[A lot of text incoming, since I want to detail my question as best as I can.]
I'm in the process of optimizing hand-written ARM assembly code for a Cortex-M0. The board I'm using is the STMicro STM32F0Discovery, which has an STM32F051R8 controller. The controller is running at 48 MHz.
Unfortunately, I'm getting some pretty strange cycle counts when doing optimizations.
For example, adding a single nop into a loop in my code should add 2 cycles in total (looped 2 times). However, doing so adds around 1800 extra cycles. Now, when I add in an extra nop (so 2 nops in total), the cycle count does increase by the expected 4 cycles.
I get similar strange results for the example piece of code below. The example code shows, for the top excerpt: c = 25 * a + 5 * b. The bottom excerpt is c = 5 * (5 * a + b). So, the bottom one should be faster, since it requires 1 less mov. However, changing this:
movs r4, #25
muls r3, r4, r3
add r2, r3
ldrb r3, [r6, #RoundStep]
movs r4, #5
muls r3, r4, r3
add r2, r3
into this:
movs r4, #5
muls r3, r4, r3
ldrb r5, [r6, #RoundStep]
add r3, r5
muls r3, r4, r3
add r2, r3
does not increase the speed by the expected 1 cycle, instead, it decreases the speed by more or less 1000 cycles...
To count the cycles, I'm using the SysTick counter, counting down from its max value, and increasing an overflow counter on overflow interrupt. The code that I'm using for this is more or less the same as this excerpt from the ARM website, but rewritten for the Cortex-M0 that I'm using. My code is sufficiently fast that an overflow interrupt never happens during measurements.
Now, I was starting to think that the counter was giving me wrong values, so I also wrote some code for a TI Stellaris LaunchPad I had lying around. This is a Cortex-M4F running at 80 MHz. The code measures the number of cycles a certain pin is held high. Of course, the clock of the M0 and that of the M4F aren't running in sync, so the reported cycle counts vary a bit, which I "fix" by taking a very low weighted exponential average of the measured cycle counts (avg = 0.995 * avg + 0.005 * curCycles) and repeating the measurement 10000 times.

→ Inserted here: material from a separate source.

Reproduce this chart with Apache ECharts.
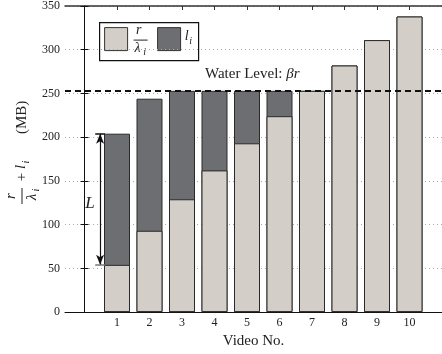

The time measured by the M4F is the same as measured by the M0, so "unfortunately" it seems the SysTick counter is working just fine in the M0.
At first I thought these extra delays were caused by pipeline stalls, but on one hand the M0 seems to be too simple for that, and on the other I can't find any detailed info on the M0's pipeline, so I can't verify.
So, my question is: what is going on here? Why does adding a single nop make my function take an extra 1000 cycles/loop, but do two nops only increase the cycle count by 2? How come removing instructions makes my code execute slower?